__What is needed__: Begin with the first line of the material and copy each line word for word through the line that contains "y_ticks = [0, 10, 20, 30, 40, 50, 60, 70]"; the pictures are left out.

__Data shown__:
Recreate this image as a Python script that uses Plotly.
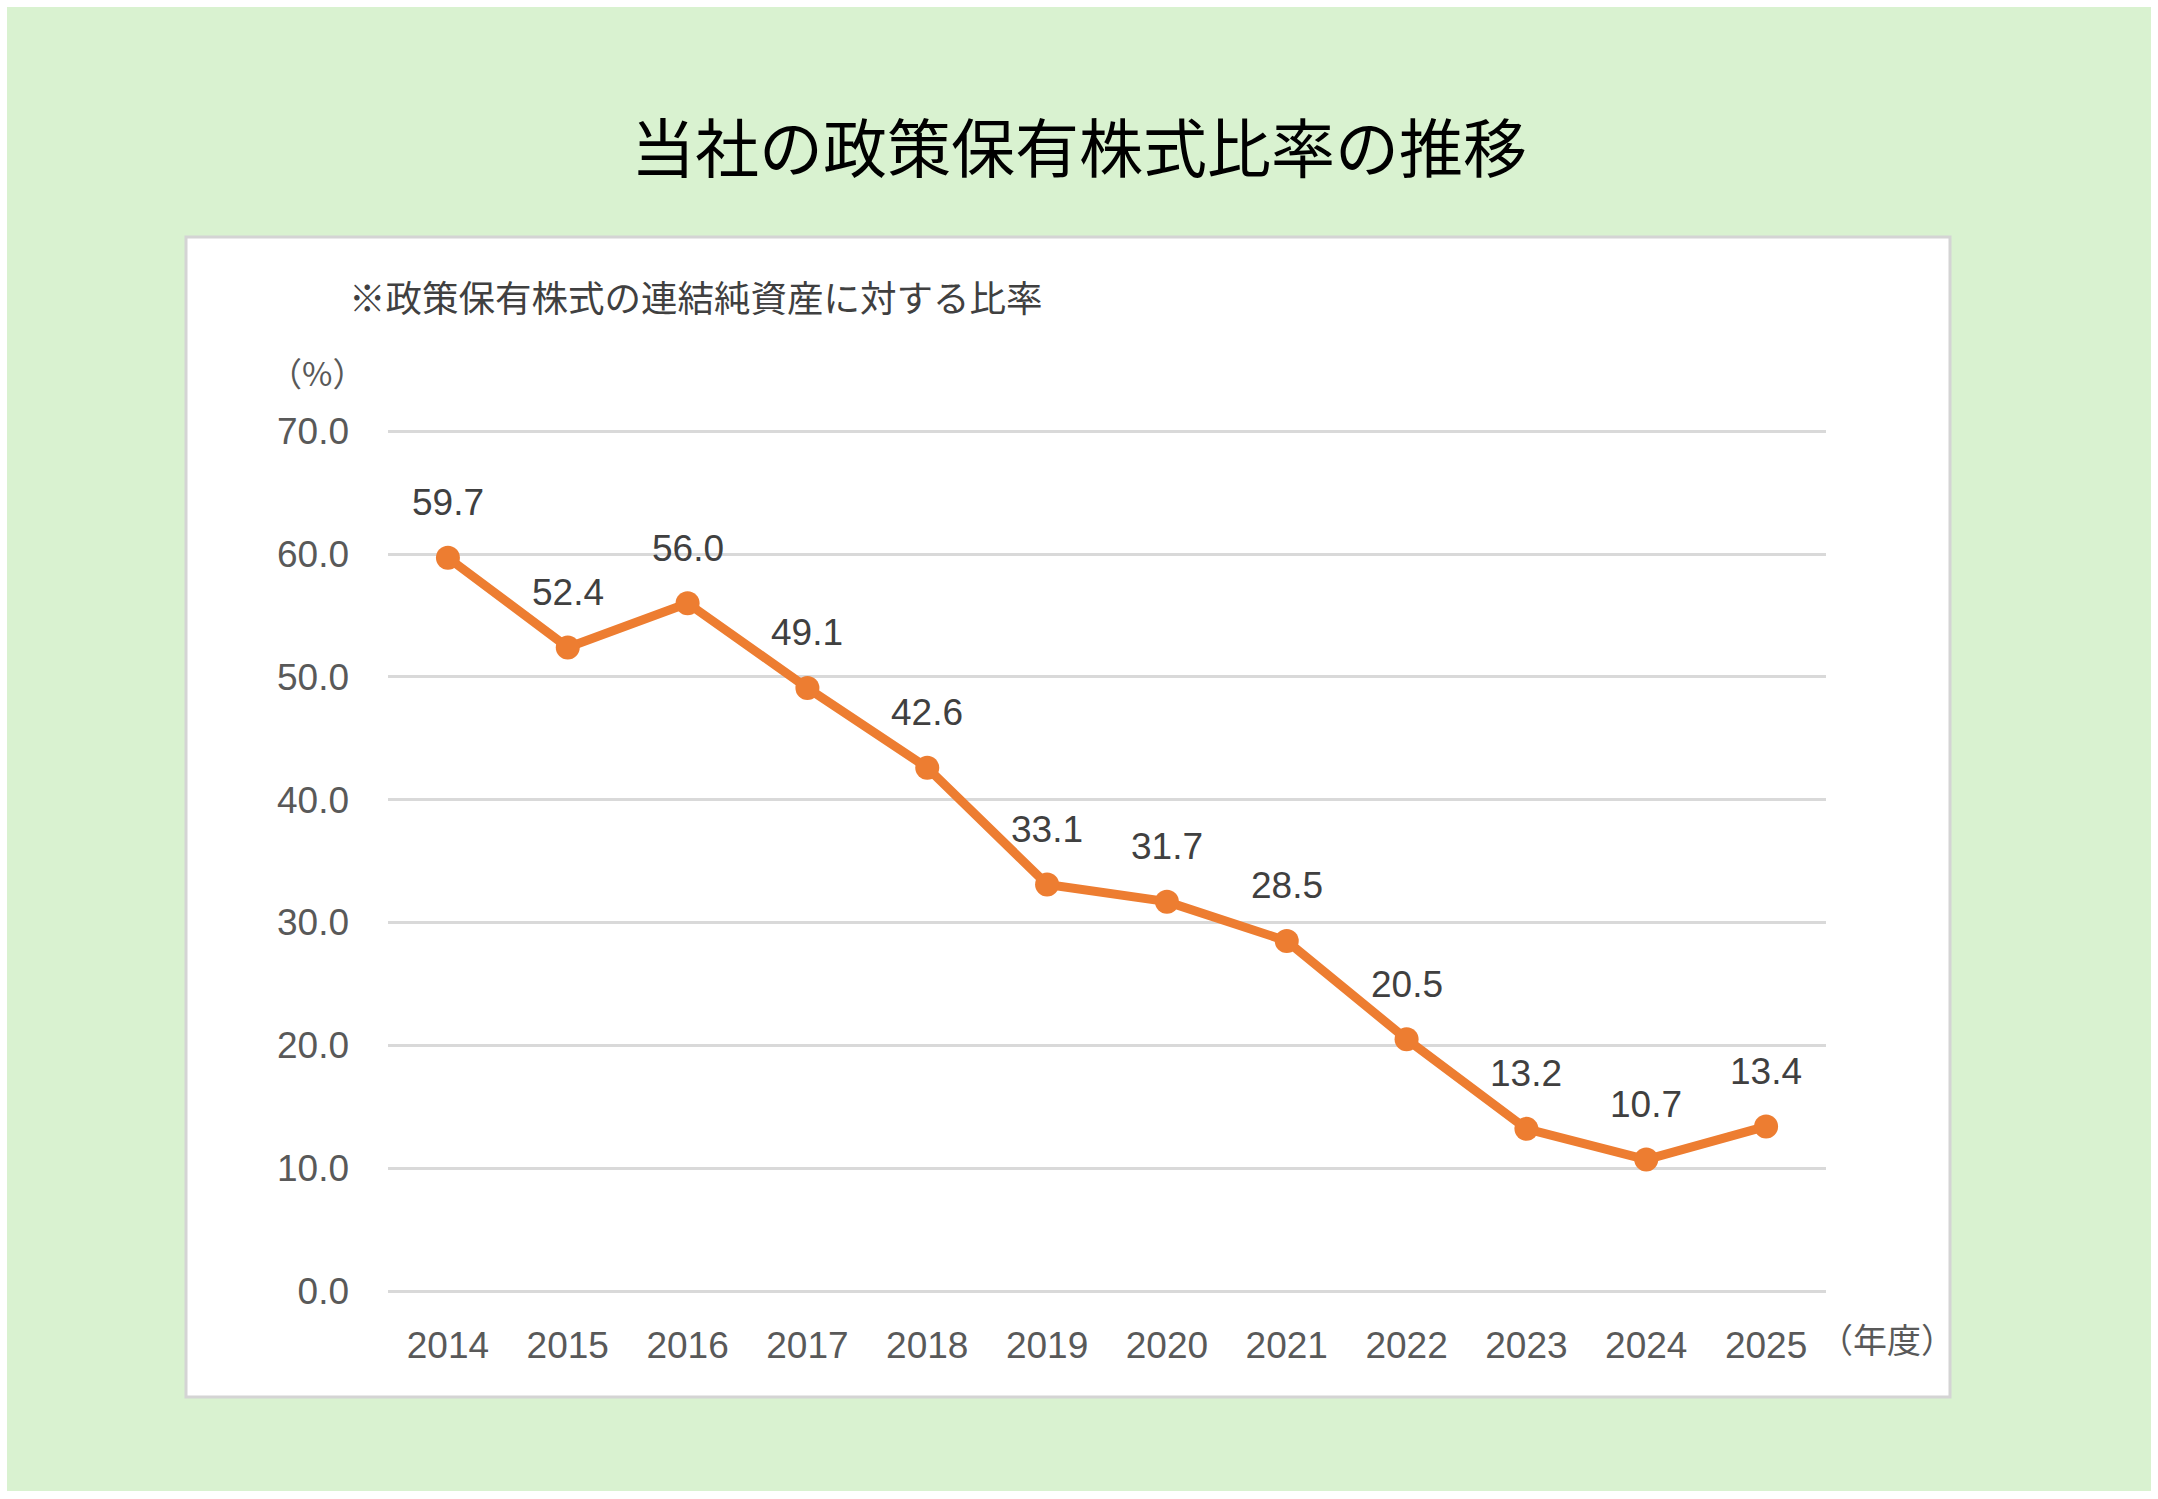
import plotly.graph_objects as go

years = ["2014", "2015", "2016", "2017", "2018", "2019", "2020", "2021", "2022", "2023", "2024", "2025"]
ratios = [59.7, 52.4, 56.0, 49.1, 42.6, 33.1, 31.7, 28.5, 20.5, 13.2, 10.7, 13.4]
y_ticks = [0, 10, 20, 30, 40, 50, 60, 70]

title_text = "当社の政策保有株式比率の推移"
subtitle_text = "※政策保有株式の連結純資産に対する比率"
y_unit = "（%）"
x_unit = "（年度）"

W, H = 2158, 1499
FONT = "Noto Sans CJK JP"
NUMFONT = "Liberation Sans, Arial, sans-serif"
ORANGE = "#ED7D31"

def px(x):
    return x / W

def py(y):
    return 1 - y / H

plot_left, plot_right = 388, 1826
plot_top, plot_bottom = 430, 1291

fig = go.Figure()
fig.add_trace(go.Scatter(
    x=years, y=ratios, mode="lines+markers",
    line=dict(color=ORANGE, width=9),
    marker=dict(color=ORANGE, size=24),
    hoverinfo="skip", showlegend=False,
))

for i, v in enumerate(ratios):
    fig.add_annotation(x=i, y=v, xref="x", yref="y", text=f"{v:.1f}",
                       showarrow=False, yshift=55,
                       font=dict(family=NUMFONT, size=37, color="#404040"))

shapes = [
    dict(type="rect", xref="paper", yref="paper", x0=px(7), x1=px(2151), y0=py(1491), y1=py(7),
         fillcolor="#D9F2D0", line=dict(width=0), layer="below"),
    dict(type="rect", xref="paper", yref="paper", x0=px(186), x1=px(1950), y0=py(1397), y1=py(237),
         fillcolor="white", line=dict(color="#D4D4D4", width=3), layer="below"),
]

annotations = [
    dict(text=title_text, x=px(1079), y=py(144), xref="paper", yref="paper", showarrow=False,
         xanchor="center", yanchor="middle", font=dict(family=FONT, size=64, color="#000000")),
    dict(text=subtitle_text, x=px(347), y=py(296), xref="paper", yref="paper", showarrow=False,
         xanchor="left", yanchor="middle", font=dict(family=FONT, size=36.5, color="#404040")),
    dict(text=y_unit, x=px(317), y=py(372), xref="paper", yref="paper", showarrow=False,
         xanchor="center", yanchor="middle", font=dict(family=FONT, size=33, color="#595959")),
    dict(text=x_unit, x=px(1887), y=py(1338), xref="paper", yref="paper", showarrow=False,
         xanchor="center", yanchor="middle", font=dict(family=FONT, size=34, color="#595959")),
]
for a in annotations:
    fig.add_annotation(**a)

fig.update_layout(
    template="none",
    width=W, height=H,
    margin=dict(l=0, r=0, t=0, b=0, autoexpand=False),
    paper_bgcolor="white", plot_bgcolor="rgba(0,0,0,0)",
    shapes=shapes,
    xaxis=dict(domain=[px(plot_left), px(plot_right)], type="category",
               range=[-0.5, len(years) - 0.5], automargin=False,
               showgrid=False, showline=False, zeroline=False, ticks="",
               tickfont=dict(family=NUMFONT, size=37, color="#595959"),
               ticklabelstandoff=29),
    yaxis=dict(domain=[py(plot_bottom), py(plot_top)], range=[0, 70.1], automargin=False,
               tickvals=y_ticks, ticktext=[f"{t:.1f}" for t in y_ticks],
               showgrid=True, gridcolor="#D9D9D9", gridwidth=3,
               zeroline=True, zerolinecolor="#D9D9D9", zerolinewidth=3,
               showline=False, ticks="",
               tickfont=dict(family=NUMFONT, size=37, color="#595959"),
               ticklabelstandoff=38),
)

fig.write_html("out.html")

__Exercise solution__:
Recreate this image as a Python script that uses Plotly.
import plotly.graph_objects as go

years = ["2014", "2015", "2016", "2017", "2018", "2019", "2020", "2021", "2022", "2023", "2024", "2025"]
ratios = [59.7, 52.4, 56.0, 49.1, 42.6, 33.1, 31.7, 28.5, 20.5, 13.2, 10.7, 13.4]
y_ticks = [0, 10, 20, 30, 40, 50, 60, 70]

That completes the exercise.